Thursday, September 23, 2010

The Roaming Days




obscure, 1
obscure, 2
obscure, 3

Artist statement from final show in Rome:

“I think that our sense of realism has been changes to some extent since surrealism- well, really, since Freud- because we’ve been made more conscious of how realism can drawn on the unconscious….I believe that realism has to be re-invented. It has to be continuously re-invented…I believe that reality in art is something profoundly artificial and that it has to be re-created otherwise it will be just an illustration of something – which will be very second hand.”

-Francis Bacon


This quote by artist Francis Bacon taps directly into the ideas I am exploring in my photography projects. Living in a foreign country and surrounding yourself with a completely unfamiliar context inevitably causes some recreation of your personal reality.
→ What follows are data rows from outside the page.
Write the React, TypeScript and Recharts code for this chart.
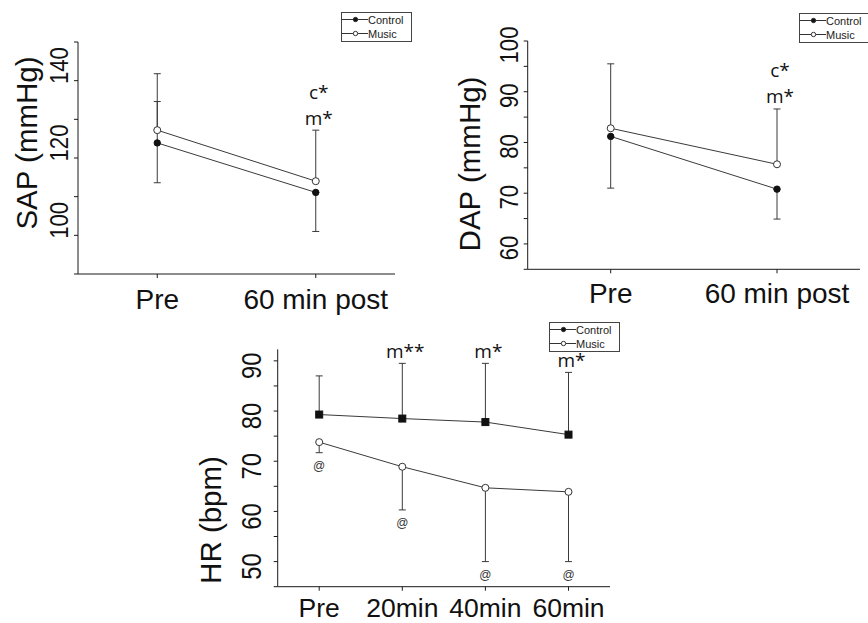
import React from 'react';
import { LineChart, Line, XAxis, YAxis, ErrorBar, ReferenceDot } from 'recharts';

// categories
const bpTimes = ['Pre', '60 min post'];
const hrTimes = ['Pre', '20min', '40min', '60min'];
const groups = ['Control', 'Music'];

// SAP (mmHg): means, error extents (low / high)
const sapControl = [123.9, 111.1];
const sapControlLow = [10.3, 10.1];
const sapControlHigh = [10.7, 0];
const sapMusic = [127.2, 114.0];
const sapMusicHigh = [14.6, 13.2];
const sapNotes = [[], ['c*', 'm*']];

// DAP (mmHg)
const dapControl = [81.2, 70.8];
const dapControlLow = [10.2, 5.9];
const dapMusic = [82.8, 75.7];
const dapMusicHigh = [12.7, 10.9];
const dapNotes = [[], ['c*', 'm*']];

// HR (bpm)
const hrControl = [79.3, 78.5, 77.8, 75.3];
const hrControlHigh = [7.7, 11.0, 11.7, 12.4];
const hrMusic = [73.8, 68.9, 64.7, 63.9];
const hrMusicLow = [2.1, 8.6, 14.7, 13.9];
const hrNotes = ['', 'm**', 'm*', 'm*'];
const hrMusicNotes = ['@', '@', '@', '@'];

// axes
const sapDomain = [90, 150];
const sapTicks = [90, 100, 110, 120, 130, 140, 150];
const sapLabels = [100, 120, 140];
const dapDomain = [55, 100];
const dapTicks = [55, 60, 65, 70, 75, 80, 85, 90, 95, 100];
const dapLabels = [60, 70, 80, 90, 100];
const hrDomain = [45, 92.3];
const hrTicks = [45, 50, 55, 60, 65, 70, 75, 80, 85, 90];
const hrLabels = [50, 60, 70, 80, 90];

const AX = '#1a1a1a';
const LINE = '#3a3a3a';
const SANS = "'Liberation Sans', Arial, sans-serif";
const NOTE_FONT = "'Open Sans', 'Noto Sans', sans-serif";

const sapData = bpTimes.map((time, i) => ({
  time,
  control: sapControl[i],
  music: sapMusic[i],
  controlErr: [sapControlLow[i], sapControlHigh[i]],
  musicErr: [0, sapMusicHigh[i]],
}));

const dapData = bpTimes.map((time, i) => ({
  time,
  control: dapControl[i],
  music: dapMusic[i],
  controlErr: [dapControlLow[i], 0],
  musicErr: [0, dapMusicHigh[i]],
}));

const hrData = hrTimes.map((time, i) => ({
  time,
  control: hrControl[i],
  music: hrMusic[i],
  controlErr: [0, hrControlHigh[i]],
  musicErr: [hrMusicLow[i], 0],
}));

const YTick = ({ x, y, payload, labels, gap, shift, size }: any) => {
  if (!labels.includes(payload.value)) return <g />;
  return (
    <text
      transform={`translate(${x - gap}, ${y + shift}) rotate(-90) scale(0.85, 1)`}
      textAnchor="middle"
      fontSize={size}
      fontFamily={SANS}
      fill="#111"
    >
      {payload.value}
    </text>
  );
};

const XTick = ({ x, y, payload, dy, size = 28 }: any) => (
  <text x={x} y={y + dy} textAnchor="middle" fontSize={size} fontFamily={SANS} fill="#111">
    {payload.value}
  </text>
);

const title = (text: string, x: number, y: number) => () => (
  <text transform={`translate(${x}, ${y}) rotate(-90)`} textAnchor="middle" fontSize={29.5} fontFamily={SANS} fill="#111">
    {text}
  </text>
);

// stacked significance marks above a point
const NoteAbove = ({ viewBox, lines, gap }: any) => {
  const cx = viewBox.x + viewBox.width / 2;
  const cy = viewBox.y + viewBox.height / 2;
  return (
    <g>
      {lines.map((t: string, k: number) => (
        <text key={k} x={cx + 3} y={cy - gap - (lines.length - 1 - k) * 26} textAnchor="middle" fontSize={19} fontFamily={NOTE_FONT} fill="#111">
          {t}
        </text>
      ))}
    </g>
  );
};

const NoteBelow = ({ viewBox, text }: any) => {
  const cx = viewBox.x + viewBox.width / 2;
  const cy = viewBox.y + viewBox.height / 2;
  return (
    <text x={cx} y={cy + 17} textAnchor="middle" fontSize={12} fontFamily={SANS} fill="#333">
      {text}
    </text>
  );
};

const squareDot = (p: any) => (
  <rect key={`sq-${p.index}`} x={p.cx - 3.5} y={p.cy - 3.5} width={7} height={7} fill="#111" stroke="#111" />
);

const LegendBox = ({ left, top }: { left: number; top: number }) => (
  <svg style={{ position: 'absolute', left, top }} width={72} height={31}>
    <rect x={0.5} y={0.5} width={70} height={29} fill="#fff" stroke="#444" />
    {groups.map((g, i) => {
      const y = 7.5 + i * 14;
      return (
        <g key={g}>
          <line x1={0.5} y1={y} x2={27} y2={y} stroke="#333" />
          <circle cx={14.5} cy={y} r={2.2} fill={i === 0 ? '#111' : '#fff'} stroke="#333" />
          <text x={27} y={y + 4} fontSize={11} fontFamily={SANS} fill="#222">
            {g}
          </text>
        </g>
      );
    })}
  </svg>
);

export default function App() {
  return (
    <div style={{ position: 'absolute', left: 0, top: 0, width: 868, height: 623, background: '#fff', overflow: 'hidden' }}>
      {/* SAP */}
      <div style={{ position: 'absolute', left: 0, top: 0 }}>
        <LineChart width={430} height={322} data={sapData} margin={{ top: 42, right: 35, left: 0, bottom: 0 }}>
          <XAxis
            dataKey="time"
            height={48}
            padding={{ left: 79.25, right: 79.25 }}
            tickSize={4}
            tickMargin={0}
            interval={0}
            axisLine={{ stroke: AX }}
            tickLine={{ stroke: AX }}
            tick={(p: any) => <XTick {...p} dy={31} />}
          />
          <YAxis
            type="number"
            domain={sapDomain}
            ticks={sapTicks}
            width={78}
            tickSize={4}
            tickMargin={0}
            interval={0}
            axisLine={{ stroke: AX }}
            tickLine={{ stroke: AX }}
            tick={(p: any) => <YTick {...p} labels={sapLabels} gap={6} shift={-15} size={26} />}
            label={title('SAP (mmHg)', 37, 143)}
          />
          <Line dataKey="control" name={groups[0]} stroke={LINE} strokeWidth={1} isAnimationActive={false}
            dot={{ r: 3.2, fill: '#111', stroke: '#111', strokeWidth: 1 }}>
            <ErrorBar dataKey="controlErr" width={3.5} stroke={LINE} strokeWidth={1} isAnimationActive={false} />
          </Line>
          <Line dataKey="music" name={groups[1]} stroke={LINE} strokeWidth={1} isAnimationActive={false}
            dot={{ r: 3.5, fill: '#fff', stroke: '#333', strokeWidth: 1 }}>
            <ErrorBar dataKey="musicErr" width={3.5} stroke={LINE} strokeWidth={1} isAnimationActive={false} />
          </Line>
          {bpTimes.map((t, i) =>
            sapNotes[i].length ? (
              <ReferenceDot key={t} x={t} y={sapMusic[i] + sapMusicHigh[i]} r={0} fill="none" stroke="none"
                label={(p: any) => <NoteAbove {...p} lines={sapNotes[i]} gap={5} />} />
            ) : null
          )}
        </LineChart>
        <LegendBox left={341} top={12} />
      </div>

      {/* DAP */}
      <div style={{ position: 'absolute', left: 430, top: 0 }}>
        <LineChart width={438} height={322} data={dapData} margin={{ top: 41, right: 8, left: 0, bottom: 0 }}>
          <XAxis
            dataKey="time"
            height={52.7}
            padding={{ left: 83, right: 83 }}
            tickSize={4}
            tickMargin={0}
            interval={0}
            axisLine={{ stroke: AX }}
            tickLine={{ stroke: AX }}
            tick={(p: any) => <XTick {...p} dy={30} />}
          />
          <YAxis
            type="number"
            domain={dapDomain}
            ticks={dapTicks}
            width={97.7}
            tickSize={4}
            tickMargin={0}
            interval={0}
            axisLine={{ stroke: AX }}
            tickLine={{ stroke: AX }}
            tick={(p: any) => <YTick {...p} labels={dapLabels} gap={6} shift={4} size={26} />}
            label={title('DAP (mmHg)', 50, 164)}
          />
          <Line dataKey="control" name={groups[0]} stroke={LINE} strokeWidth={1} isAnimationActive={false}
            dot={{ r: 3.2, fill: '#111', stroke: '#111', strokeWidth: 1 }}>
            <ErrorBar dataKey="controlErr" width={3.5} stroke={LINE} strokeWidth={1} isAnimationActive={false} />
          </Line>
          <Line dataKey="music" name={groups[1]} stroke={LINE} strokeWidth={1} isAnimationActive={false}
            dot={{ r: 3.5, fill: '#fff', stroke: '#333', strokeWidth: 1 }}>
            <ErrorBar dataKey="musicErr" width={3.5} stroke={LINE} strokeWidth={1} isAnimationActive={false} />
          </Line>
          {bpTimes.map((t, i) =>
            dapNotes[i].length ? (
              <ReferenceDot key={t} x={t} y={dapMusic[i] + dapMusicHigh[i]} r={0} fill="none" stroke="none"
                label={(p: any) => <NoteAbove {...p} lines={dapNotes[i]} gap={6} />} />
            ) : null
          )}
        </LineChart>
        <LegendBox left={369} top={12.5} />
      </div>

      {/* HR */}
      <div style={{ position: 'absolute', left: 180, top: 310 }}>
        <LineChart width={460} height={313} data={hrData} margin={{ top: 39.3, right: 30, left: 0, bottom: 0 }}>
          <XAxis
            dataKey="time"
            height={36.3}
            padding={{ left: 41.5, right: 41.5 }}
            tickSize={4}
            tickMargin={0}
            interval={0}
            axisLine={{ stroke: AX }}
            tickLine={{ stroke: AX }}
            tick={(p: any) => <XTick {...p} dy={26.3} size={26.5} />}
          />
          <YAxis
            type="number"
            domain={hrDomain}
            ticks={hrTicks}
            width={97.7}
            tickSize={4}
            tickMargin={0}
            interval={0}
            axisLine={{ stroke: AX }}
            tickLine={{ stroke: AX }}
            tick={(p: any) => <YTick {...p} labels={hrLabels} gap={13} shift={5} size={28} />}
            label={title('HR (bpm)', 40.7, 210)}
          />
          <Line dataKey="control" name={groups[0]} stroke={LINE} strokeWidth={1} isAnimationActive={false} dot={squareDot}>
            <ErrorBar dataKey="controlErr" width={3.5} stroke={LINE} strokeWidth={1} isAnimationActive={false} />
          </Line>
          <Line dataKey="music" name={groups[1]} stroke={LINE} strokeWidth={1} isAnimationActive={false}
            dot={{ r: 3.5, fill: '#fff', stroke: '#333', strokeWidth: 1 }}>
            <ErrorBar dataKey="musicErr" width={3.5} stroke={LINE} strokeWidth={1} isAnimationActive={false} />
          </Line>
          {hrTimes.map((t, i) =>
            hrNotes[i] ? (
              <ReferenceDot key={`c-${t}`} x={t} y={hrControl[i] + hrControlHigh[i]} r={0} fill="none" stroke="none"
                label={(p: any) => <NoteAbove {...p} lines={[hrNotes[i]]} gap={5} />} />
            ) : null
          )}
          {hrTimes.map((t, i) => (
            <ReferenceDot key={`m-${t}`} x={t} y={hrMusic[i] - hrMusicLow[i]} r={0} fill="none" stroke="none"
              label={(p: any) => <NoteBelow {...p} text={hrMusicNotes[i]} />} />
          ))}
        </LineChart>
        <LegendBox left={369.3} top={12.3} />
      </div>
    </div>
  );
}
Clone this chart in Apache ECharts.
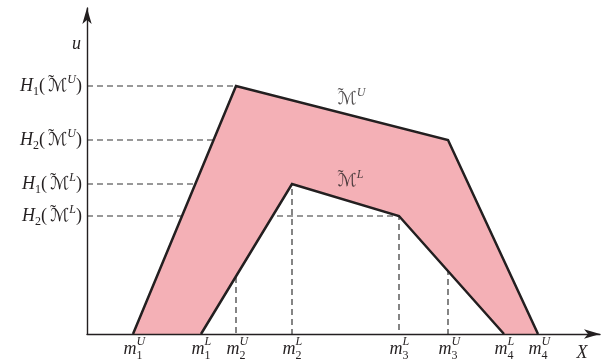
<!DOCTYPE html>
<html>
<head>
<meta charset="utf-8">
<script src="https://cdn.jsdelivr.net/npm/echarts@6/dist/echarts.min.js"></script>
<style>
html,body{margin:0;padding:0;background:#fff;}
#chart{width:604px;height:363px;}
</style>
</head>
<body>
<div id="chart"></div>
<script>
// corner points of the two trapezoids (x, u)
const upperX=[46,149,361,451];
const upperY=[0,248,194,0];
const lowerX=[114,205,312,417];
const lowerY=[0,150,118,0];

// tick labels
const xTickValues=[46,114,149,205,312,361,417,451];
const xTickSubs=['1','1','2','2','3','3','4','4'];
const xTickSups=['U','L','U','L','L','U','L','U'];
const yTickValues=[248,194,150,118];
const yTickSubs=['1','2','1','2'];
const yTickSups=['U','U','L','L'];

// set names and where they sit
const setNames=['U','L'];
const setLabelX=[263,262];
const setLabelY=[235,153];

const ink='#231f20';
const serif="'Liberation Serif','DejaVu Serif',serif";
const script="'DejaVu Serif','DejaVu Sans',serif";

const upperPts=upperX.map((x,i)=>[x,upperY[i]]);
const lowerPts=lowerX.map((x,i)=>[x,lowerY[i]]);
const bandPts=upperPts.concat(lowerPts.slice().reverse());

// dashed guides from both axes to the inner corners
const guidePts=[upperPts[1],upperPts[2],lowerPts[1],lowerPts[2]];
const guideSeries=guidePts.map(p=>({
    type:'line',
    z:1,
    silent:true,
    symbol:'none',
    data:[[0,p[1]],[p[0],p[1]],[p[0],0]],
    lineStyle:{color:'#333',width:1.2,type:[6,4]}
}));

// tilde + script M, tilde stacked over the M
const tildeM='{t|\u02DC}{m|\u2133}';

const calRich={
    h:{fontFamily:serif,fontStyle:'italic',fontSize:18,color:ink,lineHeight:24,align:'left'},
    n:{fontFamily:serif,fontSize:18,color:ink,lineHeight:24,align:'left'},
    t:{fontFamily:serif,fontSize:18,color:ink,lineHeight:14,verticalAlign:'top',width:0,align:'left',padding:[0,0,0,3]},
    m:{fontFamily:script,fontSize:18,color:ink,lineHeight:24,align:'left'},
    sup:{fontFamily:serif,fontStyle:'italic',fontSize:12,color:ink,lineHeight:15,verticalAlign:'top',align:'left'},
    sub:{fontFamily:serif,fontSize:12,color:ink,lineHeight:12,verticalAlign:'bottom',align:'left'}
};

const chart=echarts.init(document.getElementById('chart'));

chart.setOption({
    animation:false,
    grid:{left:87,right:4,top:8,bottom:29},
    xAxis:{
        type:'value',
        min:0,
        max:513,
        z:5,
        splitLine:{show:false},
        axisTick:{show:false},
        axisLine:{
            onZero:false,
            symbol:['none','arrow'],
            symbolSize:[7,16],
            lineStyle:{color:ink,width:1.4}
        },
        name:'X',
        nameLocation:'end',
        nameGap:-18,
        nameTextStyle:{
            fontFamily:serif,fontStyle:'italic',fontSize:18,color:ink,
            align:'center',verticalAlign:'top',padding:[10,0,0,0]
        },
        axisLabel:{
            customValues:xTickValues,
            margin:2,
            formatter(v){
                const i=xTickValues.indexOf(v);
                return '{m|m}{sup|'+xTickSups[i]+'}{sub|'+xTickSubs[i]+'}';
            },
            rich:{
                m:{fontFamily:serif,fontStyle:'italic',fontSize:18,color:ink,lineHeight:26,align:'left'},
                sup:{fontFamily:serif,fontStyle:'italic',fontSize:12,color:ink,lineHeight:16,verticalAlign:'top',width:0,align:'left'},
                sub:{fontFamily:serif,fontSize:12,color:ink,lineHeight:12,verticalAlign:'bottom',align:'left'}
            }
        }
    },
    yAxis:{
        type:'value',
        min:0,
        max:326,
        z:5,
        splitLine:{show:false},
        axisTick:{show:false},
        axisLine:{
            onZero:false,
            symbol:['none','arrow'],
            symbolSize:[7,16],
            lineStyle:{color:ink,width:1.4}
        },
        name:'u',
        nameLocation:'end',
        nameGap:-36,
        nameTextStyle:{
            fontFamily:serif,fontStyle:'italic',fontSize:18,color:ink,
            align:'right',verticalAlign:'middle',padding:[0,6,0,0]
        },
        axisLabel:{
            customValues:yTickValues,
            margin:5,
            formatter(v){
                const i=yTickValues.indexOf(v);
                return '{h|H}{sub|'+yTickSubs[i]+'}{n|(}'+tildeM+'{sup|'+yTickSups[i]+'}{n|)}';
            },
            rich:calRich
        }
    },
    series:guideSeries.concat([
        {
            type:'custom',
            z:2,
            silent:true,
            data:bandPts,
            renderItem(params,api){
                if(params.dataIndex!==0) return;
                return {
                    type:'polygon',
                    shape:{points:bandPts.map(p=>api.coord(p))},
                    style:{fill:'#f4b0b6',stroke:'none'}
                };
            }
        },
        {
            type:'line',
            z:3,
            silent:true,
            symbol:'none',
            data:upperPts,
            lineStyle:{color:ink,width:2.5,join:'miter'}
        },
        {
            type:'line',
            z:3,
            silent:true,
            symbol:'none',
            data:lowerPts,
            lineStyle:{color:ink,width:2.5,join:'miter'}
        },
        {
            type:'scatter',
            z:4,
            silent:true,
            symbolSize:0,
            data:setNames.map((n,i)=>({value:[setLabelX[i],setLabelY[i]],name:n})),
            label:{
                show:true,
                position:'inside',
                formatter:p=>tildeM+'{sup|'+p.name+'}',
                rich:calRich
            }
        }
    ])
});

window.addEventListener('resize',()=>chart.resize());
</script>
</body>
</html>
You remain caught between the familiar and the unfamiliar, the reality of existing where you are, and the dream of your presence somewhere seeming so unreal. The images taken inside a camera obscura, illustrate this idea by contrasting a normal room, with unnatural depictions of the outside streaming across the walls. The experience of seeing these images in the room they were taken, but warped by the affects of a camera obscura causes a disorientation and hopeful reconsideration of reality, similar to the experience of studying abroad.


seen, unseen

(click on image to view full scale)



within, without



In addition to being caught between the realities I am familiar with and the reality of living in Italy, I have also observed Rome as a place caught between opposing forces. Between it’s history as the once most powerful empire in the world, and now how that history is preventing it from modernizing. Between the ever-present Catholicism, muddled with depictions of Greek Gods. Between the gender roles and relationships of the old world contrasted with those of the new. I explored this idea with a series of blurred images of the heavenly virtues and deadly sins, which leave the viewer unsure of which is good and which is evil. The interaction between the two makes their seemingly clear distinction less apparent. The dark doorway begs for one to follow the unknown path- the portal between these distinct poles, and the place to find a new, individual reality. This is an unfamiliar place where, like in Rome, these polar forces collide and find an identity in the space in-between.